- Origin: Nashville, Tennessee, United States
- Genres: Country
- Years active: 2012–2017
- Labels: RPM Entertainment
- Past members: Landon Parker Travis Fincher Jimmy James Hunter Creigh Riepe Forest Miller

= Chasin' Crazy =

American country music group (2012–2017)

Chasin' Crazy was an American country music group composed of Landon Parker (acoustic guitar, vocals), Travis Fincher (drums, vocals), Jimmy James Hunter (lead guitar, vocals), Creigh Riepe (keyboards, guitar, vocals) and Forest Miller (bass, fiddle, mandolin, vocals). The group formed in Nashville, Tennessee in 2012, and was active through about 2017, after which members (including Parker) pursued solo work.

They signed to RPM Entertainment and released the debut single, "That's How We Do Summertime", in April 2014, produced by Marti Frederiksen and Blake Chancey. The track debuted at number 59 on Billboard Country Airplay (week of May 31, 2014) and ultimately peaked at number 47, charting for 13 weeks. A music video for the song premiered August 12, 2014. The follow-up single "Smack Dab" was released in August 2014, and the group later issued "Trespassin'" in October 2015, with an accompanying video.

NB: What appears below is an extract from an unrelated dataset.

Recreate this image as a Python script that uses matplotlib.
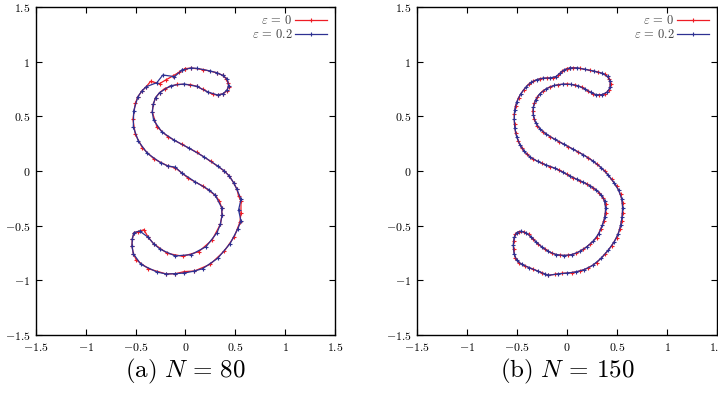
import numpy as np
import matplotlib as mpl
mpl.rcParams['mathtext.fontset'] = 'cm'
mpl.rcParams['mathtext.rm'] = 'serif'
import matplotlib.pyplot as plt

# S-shaped contour, vertices (x, y)
# (a) N = 80
s80_eps0 = [
    (-0.003, 0.936), (0.057, 0.942), (0.180, 0.927), (0.313, 0.899), (0.373, 0.875),
    (0.407, 0.845), (0.427, 0.808), (0.433, 0.771), (0.413, 0.732), (0.380, 0.707),
    (0.323, 0.695), (0.273, 0.701), (0.173, 0.747), (0.113, 0.774), (0.050, 0.790),
    (-0.083, 0.793), (-0.210, 0.753), (-0.260, 0.716), (-0.300, 0.671), (-0.323, 0.610),
    (-0.333, 0.540), (-0.287, 0.405), (-0.177, 0.314), (-0.037, 0.244), (0.113, 0.171),
    (0.253, 0.088), (0.390, 0.000), (0.440, -0.046), (0.483, -0.107), (0.517, -0.168),
    (0.533, -0.229), (0.557, -0.274), (0.557, -0.381), (0.547, -0.466), (0.490, -0.601),
    (0.390, -0.732), (0.247, -0.854), (0.090, -0.915), (-0.010, -0.920), (-0.100, -0.939),
    (-0.193, -0.942), (-0.373, -0.893), (-0.493, -0.814), (-0.523, -0.756), (-0.537, -0.686),
    (-0.533, -0.619), (-0.517, -0.564), (-0.477, -0.555), (-0.417, -0.537), (-0.373, -0.607),
    (-0.320, -0.665), (-0.183, -0.753), (-0.027, -0.780), (0.133, -0.738), (0.267, -0.631),
    (0.350, -0.488), (0.367, -0.405), (0.363, -0.335), (0.340, -0.274), (0.300, -0.223),
    (0.173, -0.137), (0.030, -0.067), (-0.033, -0.021), (-0.103, 0.030), (-0.177, 0.046),
    (-0.320, 0.113), (-0.433, 0.213), (-0.503, 0.335), (-0.527, 0.473), (-0.503, 0.619),
    (-0.477, 0.680), (-0.437, 0.732), (-0.393, 0.771), (-0.350, 0.820), (-0.260, 0.799),
    (-0.193, 0.835), (-0.127, 0.869), (-0.060, 0.905),
]
s80_eps02 = [
    (-0.033, 0.924), (0.057, 0.942), (0.113, 0.939), (0.247, 0.915), (0.313, 0.899),
    (0.373, 0.875), (0.420, 0.840), (0.433, 0.780), (0.420, 0.745), (0.380, 0.707),
    (0.323, 0.695), (0.223, 0.723), (0.113, 0.774), (-0.017, 0.796), (-0.150, 0.780),
    (-0.260, 0.716), (-0.300, 0.671), (-0.323, 0.610), (-0.333, 0.540), (-0.320, 0.466),
    (-0.237, 0.357), (-0.110, 0.280), (0.040, 0.207), (0.183, 0.131), (0.323, 0.046),
    (0.390, 0.000), (0.440, -0.046), (0.483, -0.107), (0.517, -0.168), (0.557, -0.259),
    (0.533, -0.357), (0.557, -0.457), (0.523, -0.534), (0.447, -0.665), (0.323, -0.799),
    (0.173, -0.893), (0.090, -0.915), (-0.010, -0.933), (-0.100, -0.939), (-0.193, -0.942),
    (-0.287, -0.924), (-0.447, -0.854), (-0.523, -0.756), (-0.537, -0.686), (-0.533, -0.619),
    (-0.517, -0.564), (-0.460, -0.549), (-0.373, -0.607), (-0.320, -0.665), (-0.253, -0.716),
    (-0.103, -0.777), (0.057, -0.765), (0.207, -0.692), (0.317, -0.564), (0.350, -0.488),
    (0.367, -0.405), (0.363, -0.335), (0.300, -0.223), (0.240, -0.174), (0.100, -0.101),
    (-0.033, -0.021), (-0.103, 0.035), (-0.177, 0.046), (-0.250, 0.076), (-0.383, 0.162),
    (-0.473, 0.274), (-0.523, 0.402), (-0.520, 0.549), (-0.477, 0.680), (-0.437, 0.732),
    (-0.393, 0.771), (-0.287, 0.808), (-0.227, 0.878), (-0.110, 0.863),
]

# (b) N = 150
s150_eps0 = [
    (-0.003, 0.936), (0.063, 0.945), (0.130, 0.939), (0.229, 0.921), (0.312, 0.905),
    (0.379, 0.884), (0.422, 0.845), (0.435, 0.793), (0.422, 0.741), (0.379, 0.707),
    (0.322, 0.692), (0.262, 0.704), (0.213, 0.732), (0.146, 0.768), (0.080, 0.787),
    (-0.003, 0.796), (-0.086, 0.790), (-0.169, 0.771), (-0.243, 0.732), (-0.296, 0.680),
    (-0.329, 0.619), (-0.342, 0.549), (-0.329, 0.473), (-0.296, 0.412), (-0.243, 0.360),
    (-0.169, 0.314), (-0.080, 0.268), (0.013, 0.223), (0.113, 0.174), (0.213, 0.122),
    (0.302, 0.061), (0.379, 0.000), (0.445, -0.076), (0.495, -0.137), (0.535, -0.213),
    (0.555, -0.290), (0.555, -0.381), (0.545, -0.457), (0.528, -0.534), (0.495, -0.610),
    (0.445, -0.686), (0.379, -0.762), (0.296, -0.838), (0.213, -0.887), (0.130, -0.915),
    (0.047, -0.930), (-0.053, -0.936), (-0.120, -0.945), (-0.186, -0.954), (-0.252, -0.930),
    (-0.336, -0.899), (-0.419, -0.869), (-0.485, -0.838), (-0.518, -0.793), (-0.535, -0.716),
    (-0.535, -0.640), (-0.518, -0.579), (-0.485, -0.555), (-0.435, -0.555), (-0.385, -0.579),
    (-0.336, -0.625), (-0.286, -0.671), (-0.219, -0.716), (-0.153, -0.753), (-0.070, -0.771),
    (0.013, -0.771), (0.090, -0.753), (0.163, -0.716), (0.229, -0.671), (0.296, -0.610),
    (0.336, -0.534), (0.369, -0.457), (0.385, -0.381), (0.385, -0.305), (0.362, -0.244),
    (0.322, -0.198), (0.262, -0.152), (0.196, -0.116), (0.130, -0.091), (0.063, -0.061),
    (-0.003, -0.030), (-0.076, 0.009), (-0.169, 0.040), (-0.252, 0.070), (-0.336, 0.107),
    (-0.402, 0.152), (-0.452, 0.207), (-0.488, 0.274), (-0.515, 0.351), (-0.525, 0.427),
    (-0.528, 0.518), (-0.515, 0.595), (-0.485, 0.671), (-0.435, 0.741), (-0.385, 0.793),
    (-0.336, 0.823), (-0.269, 0.845), (-0.203, 0.851), (-0.136, 0.851), (-0.086, 0.875),
    (-0.053, 0.912),
]
s150_eps02 = [
    (0.030, 0.942), (0.097, 0.943), (0.180, 0.930), (0.270, 0.913), (0.346, 0.895),
    (0.405, 0.866), (0.432, 0.820), (0.432, 0.766), (0.403, 0.722), (0.350, 0.698),
    (0.292, 0.697), (0.238, 0.718), (0.180, 0.750), (0.113, 0.778), (0.038, 0.792),
    (-0.045, 0.794), (-0.128, 0.782), (-0.207, 0.753), (-0.271, 0.707), (-0.314, 0.650),
    (-0.337, 0.584), (-0.337, 0.511), (-0.314, 0.442), (-0.271, 0.385), (-0.207, 0.337),
    (-0.125, 0.291), (-0.034, 0.246), (0.063, 0.198), (0.163, 0.148), (0.258, 0.092),
    (0.342, 0.031), (0.413, -0.038), (0.471, -0.107), (0.516, -0.175), (0.547, -0.252),
    (0.557, -0.336), (0.551, -0.420), (0.537, -0.496), (0.513, -0.572), (0.472, -0.648),
    (0.413, -0.724), (0.339, -0.800), (0.255, -0.864), (0.172, -0.902), (0.088, -0.923),
    (-0.003, -0.934), (-0.087, -0.941), (-0.186, -0.954), (-0.220, -0.943), (-0.294, -0.915),
    (-0.378, -0.884), (-0.453, -0.854), (-0.503, -0.816), (-0.530, -0.755), (-0.537, -0.678),
    (-0.528, -0.607), (-0.503, -0.563), (-0.460, -0.550), (-0.410, -0.565), (-0.360, -0.602),
    (-0.311, -0.648), (-0.253, -0.694), (-0.186, -0.736), (-0.112, -0.764), (-0.028, -0.773),
    (0.052, -0.764), (0.127, -0.736), (0.197, -0.694), (0.263, -0.641), (0.318, -0.572),
    (0.354, -0.496), (0.379, -0.420), (0.387, -0.343), (0.375, -0.272), (0.344, -0.220),
    (0.293, -0.174), (0.229, -0.134), (0.163, -0.103), (0.097, -0.076), (0.030, -0.046),
    (-0.040, -0.012), (-0.122, 0.026), (-0.210, 0.055), (-0.294, 0.088), (-0.370, 0.128),
    (-0.428, 0.180), (-0.471, 0.240), (-0.503, 0.312), (-0.521, 0.389), (-0.528, 0.472),
    (-0.523, 0.557), (-0.502, 0.633), (-0.462, 0.707), (-0.410, 0.768), (-0.360, 0.810),
    (-0.302, 0.836), (-0.236, 0.849), (-0.170, 0.851), (-0.110, 0.864), (-0.070, 0.895),
    (-0.028, 0.925),
]

ticks = [-1.5, -1, -0.5, 0, 0.5, 1, 1.5]
tick_labels = [r'$-1.5$', r'$-1$', r'$-0.5$', r'$0$', r'$0.5$', r'$1$', r'$1.5$']
captions = [r'$\mathrm{(a)}\ N\,=\,80$', r'$\mathrm{(b)}\ N\,=\,150$']
legend_labels = [r'$\varepsilon\,=\,0$', r'$\varepsilon\,=\,0.2$']

color_r = '#ee1c25'
color_b = '#2e3192'


def closed(pts):
    a = np.array(pts)
    return np.vstack([a, a[:1]])


if __name__ == '__main__':

    fig = plt.figure(figsize=(7.18, 3.99), dpi=100)
    ax_a = fig.add_axes([0.0501, 0.1604, 0.4164, 0.8221])
    ax_b = fig.add_axes([0.5808, 0.1604, 0.4178, 0.8221])

    panels = [(ax_a, s80_eps0, s80_eps02), (ax_b, s150_eps0, s150_eps02)]
    for i, (ax, red, blue) in enumerate(panels):
        r = closed(red)
        b = closed(blue)
        lr, = ax.plot(r[:, 0], r[:, 1], color=color_r, lw=0.9, marker='+', ms=2.2, mew=0.8)
        lb, = ax.plot(b[:, 0], b[:, 1], color=color_b, lw=0.9, marker='+', ms=2.2, mew=0.8)

        ax.set_xlim(-1.5, 1.5)
        ax.set_ylim(-1.5, 1.5)
        ax.set_xticks(ticks)
        ax.set_xticklabels(tick_labels, fontsize=8.5)
        ax.set_yticks(ticks)
        ax.set_yticklabels(tick_labels, fontsize=8.5)
        ax.tick_params(direction='in', top=True, right=True, length=4, width=0.8, pad=4)
        for sp in ax.spines.values():
            sp.set_linewidth(1.0)

        ax.legend(
            [lr, lb], legend_labels, loc='upper right', frameon=False,
            markerfirst=False, handlelength=2.6, handletextpad=0.2,
            labelspacing=0.05, fontsize=9, borderaxespad=0.2, labelcolor='#444444')

        bb = ax.get_position()
        fig.text((bb.x0 + bb.x1) / 2, 0.07, captions[i], ha='center', va='center', fontsize=18)

    fig.savefig('out.png', dpi=100)
    plt.close()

A reality series about the band, also titled Chasin' Crazy, aired on Great American Country and premiered October 11, 2014.

==Discography==

===Singles===

| Year | Single | Peak positions | Notes |
US Country Airplay
| 2014 | "That's How We Do Summertime" | 47 | RPM Entertainment; released April 2014. |
| 2014 | "Smack Dab" | — | RPM Entertainment; released August 2014. |
| 2015 | "Trespassin'" | — | Released October 2015; video issued via VEVO/YouTube. |
"—" denotes a release that did not chart or was not released to the format.

===Music videos===

| Year | Video | Director |
|---|---|---|
| 2014 | "That's How We Do Summertime" | Steve Bates |
| 2015 | "Trespassin'" |  |

==Notes==
- As of 2025, the former band domain chasincrazy.com is used by an unrelated Central New York bar band and is not affiliated with the Nashville act described in this article.